Listener Q&A and Season Reflections
00:48:35
Speaker
Mr. Punty Puntylinio. We've had loads of brilliant questions as well. So that is a shame that, you know, we're not able to, um, That is a shame, but we've wobbled on for 48 minutes and 22 seconds.
00:48:46
Speaker
Sorry, you've probably done about 30 of those minutes to be fair, mate. Yeah, all right. All right. Women's football is so popular. OK, so I'm just going to pick this because I love the guy's Twitter handle. So half likes trains on Twitter, who I think has questioned us before. And I would like to know how much he really likes trains. Or you could read it as half like strains. I suppose you could as well. Anyway,
00:49:16
Speaker
Half asks question, what would the Stuart Webber of 2017 say if he walked into this job-slash-situation as it is now?
00:49:24
Speaker
going to need a veg patch. I think he would be impressed at the facilities and be delighted that he maybe can focus more on the football culture being embedded because more of his time can go there and less of his time can be distracted on things that really need to be in place from an infrastructure point of view.
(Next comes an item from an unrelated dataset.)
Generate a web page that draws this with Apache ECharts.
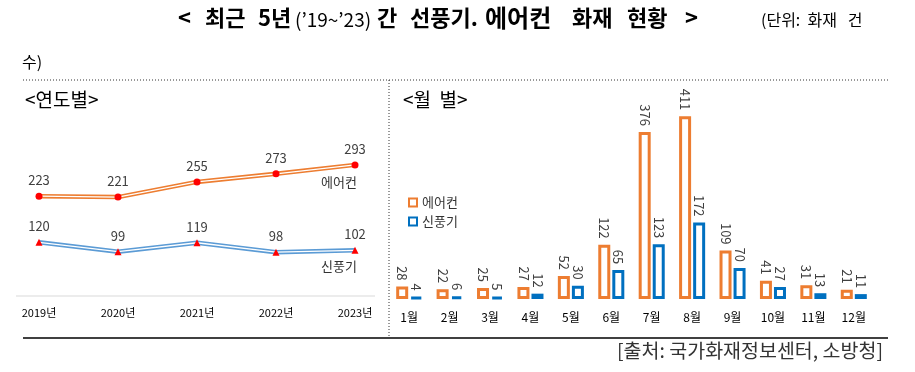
<!DOCTYPE html>
<html><head><meta charset="utf-8">
<script src="https://cdn.jsdelivr.net/npm/echarts@6/dist/echarts.min.js"></script>
<style>html,body{margin:0;padding:0;background:#fff}#c{width:915px;height:372px}</style>
</head><body><div id="c"></div>
<script>
const years = ['2019년','2020년','2021년','2022년','2023년'];
const yearAircon = [223, 221, 255, 273, 293];
const yearFan = [120, 99, 119, 98, 102];
const months = ['1월','2월','3월','4월','5월','6월','7월','8월','9월','10월','11월','12월'];
const monthAircon = [28, 22, 25, 27, 52, 122, 376, 411, 109, 41, 31, 21];
const monthFan = [4, 6, 5, 12, 30, 65, 123, 172, 70, 27, 13, 11];

const FONT = '"Noto Sans CJK KR", "Noto Sans", sans-serif';
const ORANGE = '#ED7D31', LBLUE = '#5B9BD5', BLUE = '#0070C0', RED = '#FF0000';

const chart = echarts.init(document.getElementById('c'));
const lineLabel = {show: true, position: 'top', distance: 6, color: '#404040', fontSize: 13, fontFamily: FONT};
const barLabel = {show: true, position: 'top', rotate: -90, align: 'right', verticalAlign: 'middle', distance: 6, color: '#404040', fontSize: 13, fontFamily: FONT};

const tb = {fontSize: 22, fontWeight: 'bold', fill: '#000', fontFamily: FONT, align: 'left'};
chart.setOption({
  animation: false,
  textStyle: {fontFamily: FONT},
  grid: [
    {left: 39, width: 316, top: 117, height: 179},
    {left: 389, width: 485, top: 99, height: 200}
  ],
  xAxis: [
    {type: 'category', gridIndex: 0, data: years, boundaryGap: false,
     axisLine: {show: false}, axisTick: {show: false},
     axisLabel: {margin: 11, fontSize: 11, color: '#000', fontFamily: FONT, interval: 0}},
    {type: 'category', gridIndex: 1, data: months,
     axisLine: {show: false}, axisTick: {show: false},
     axisLabel: {margin: 12, fontSize: 12, color: '#000', fontFamily: FONT, interval: 0}}
  ],
  yAxis: [
    {type: 'value', gridIndex: 0, min: 0, max: 400, show: false, splitLine: {show: false}},
    {type: 'value', gridIndex: 1, min: 0, max: 450, show: false, splitLine: {show: false}}
  ],
  legend: {
    data: ['에어컨', '신풍기'], orient: 'vertical', left: 403, top: 191,
    itemWidth: 8, itemHeight: 8, itemGap: 6, icon: 'rect',
    itemStyle: {borderWidth: 2},
    textStyle: {fontSize: 13, color: '#333', fontFamily: FONT}
  },
  series: [
    {type: 'line', xAxisIndex: 0, yAxisIndex: 0, data: yearAircon, symbol: 'none',
     lineStyle: {color: ORANGE, width: 4.5}, silent: true},
    {type: 'line', xAxisIndex: 0, yAxisIndex: 0, data: yearAircon, symbol: 'circle', symbolSize: 7,
     itemStyle: {color: RED}, lineStyle: {color: '#fff', width: 1.3}, label: lineLabel},
    {type: 'line', xAxisIndex: 0, yAxisIndex: 0, data: yearFan, symbol: 'none',
     lineStyle: {color: LBLUE, width: 4.5}, silent: true},
    {type: 'line', xAxisIndex: 0, yAxisIndex: 0, data: yearFan, symbol: 'triangle', symbolSize: 7,
     itemStyle: {color: RED}, lineStyle: {color: '#fff', width: 1.3}, label: lineLabel},
    {name: '에어컨', type: 'bar', xAxisIndex: 1, yAxisIndex: 1, data: monthAircon,
     barWidth: 12, barGap: '17%',
     itemStyle: {color: '#fff', borderColor: ORANGE, borderWidth: 3}, label: barLabel},
    {name: '신풍기', type: 'bar', xAxisIndex: 1, yAxisIndex: 1, data: monthFan,
     barWidth: 12,
     itemStyle: {color: '#fff', borderColor: BLUE, borderWidth: 3}, label: barLabel}
  ],
  graphic: [
    {type: 'text', left: 178, top: 6, style: {
      text: '{a|<}{b|최근}{c|5년}{s|(\u201919~\u201923)}{d|간}{e|선풍기.}{f|에어컨}{g|화재}{h|현황}{i|>}',
      rich: {
        a: Object.assign({}, tb, {width: 27}),
        b: Object.assign({}, tb, {width: 53}),
        c: Object.assign({}, tb, {width: 37}),
        s: {fontSize: 19, fill: '#000', fontFamily: FONT, width: 82, align: 'left', padding: [4, 0, 0, 0]},
        d: Object.assign({}, tb, {width: 33}),
        e: Object.assign({}, tb, {width: 75}),
        f: Object.assign({}, tb, {width: 87, fontSize: 24}),
        g: Object.assign({}, tb, {width: 55}),
        h: Object.assign({}, tb, {width: 58}),
        i: Object.assign({}, tb, {})
      }}},
    {type: 'text', left: 761, top: 12, style: {text: '(단위:  화재   건', fontSize: 16, fill: '#000', fontFamily: FONT}},
    {type: 'text', left: 22, top: 54, style: {text: '수)', fontSize: 16, fill: '#000', fontFamily: FONT}},
    {type: 'line', shape: {x1: 23, y1: 80, x2: 888, y2: 80}, style: {stroke: '#333', lineWidth: 1, lineDash: [1, 2]}},
    {type: 'line', shape: {x1: 389, y1: 80, x2: 389, y2: 338}, style: {stroke: '#333', lineWidth: 1, lineDash: [1, 2]}},
    {type: 'line', shape: {x1: 23, y1: 338, x2: 888, y2: 338}, style: {stroke: '#000', lineWidth: 1.5}},
    {type: 'line', shape: {x1: 16, y1: 296, x2: 375, y2: 296}, style: {stroke: '#d9d9d9', lineWidth: 1}},
    {type: 'text', left: 25, top: 90, style: {text: '<연도별>', fontSize: 19, fill: '#000', fontFamily: FONT}},
    {type: 'text', left: 403, top: 90, style: {text: '<월  별>', fontSize: 19, fill: '#000', fontFamily: FONT}},
    {type: 'text', right: 558, top: 176, style: {text: '에어컨', fontSize: 13, fill: '#333', fontFamily: FONT}},
    {type: 'text', right: 558, top: 260, style: {text: '신풍기', fontSize: 13, fill: '#333', fontFamily: FONT}},
    {type: 'text', right: 32, top: 341, style: {text: '[출처: 국가화재정보센터, 소방청]', fontSize: 19.5, fill: '#333', fontFamily: FONT}}
  ]
});
</script></body></html>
I mean, you know, I think as you alluded to earlier, the club is in a much better position off the pitch.
00:49:53
Speaker
than it was, I do think that there is less hiding places from a kind of, what are you gonna do next point of view? So the Stuart Weber of 2017 could list off a great long list of these are all things that currently mean that we're not anywhere, got any capability of delivering on our kind of goals. Stuart Weber of today has done a brilliant job of that and he made it very clear in his interviews that he may be off soon.
00:50:21
Speaker
So we might actually find out relatively soon what a new version of Stuart Webber 2017 is going to make of because I get the impression that it's not going to be two seasons. It might might not even be as much as one before he's on the way. I took it in that sense. Yeah. Paul, anything to add in that regard? I think he was quite ruthless when he came in, wasn't he? You know, and I wonder if he would do the same. I think he'd look at it and maybe he's alluded to that.
00:50:48
Speaker
over his interviews is actually, you know what, he has maybe realized that he's been a bit too loyal or a bit too slow in making changes. And maybe like you say, Tom, if he's only going to be here a year, maybe this is the summer. This is the summer just to come in and be 2017 2.0 and do it, leave a parting shot so we can have success on the field. And he can leave saying whatever he likes at the end of each interview. Can I have one more question, please? And it's really quick, Tom.
00:51:16
Speaker
So it's from your mate, Daniel Otolangi, and he asks, would you rather be a snake pit divorcee or a member of the bed sheet brigade? Paul. Well, I'm happily married, so I'll go with the bed sheet mate. I too, because I like flags and banners, I'm going with the bed sheet brigade.
00:51:38
Speaker
Thomas? Well, I mean, the good thing is the chances of my wife ever listening to a piece of content that I create in any of my interests is so low that I could easily choose that. But I really don't know. I thought she was our one listener. I must be my mum. She just like she just keeps pressing play like hundreds of times.
00:51:58
Speaker
I do like flags and banners, but I really dislike the view from corners of pictures, so I could never be a snake pit divorcee. I might be a divorcee if you ask my wife, she might guarantee it, but I really do like to see the pitch properly, so no thank you for me on the snake pit. Fair enough.
00:52:16
Speaker
Thank you so much for the questions. Paul, appreciate your time reviewing the good, the bad and the ugly. Punt, it's been another season. I hope we have more pleasurable things to talk about in the season to come. We've already got Sergeant Bash in the door. Sounds like there's going to be another signing imminently. As always, when we sign off at the end of the season, I do wish you a very, very happy summer. And also that I'll bangle the fact that you never know there might be a big enough story that brings us around the microphones in the meantime.
00:52:44
Speaker
If not, I'll probably see you in August. Right, there you go.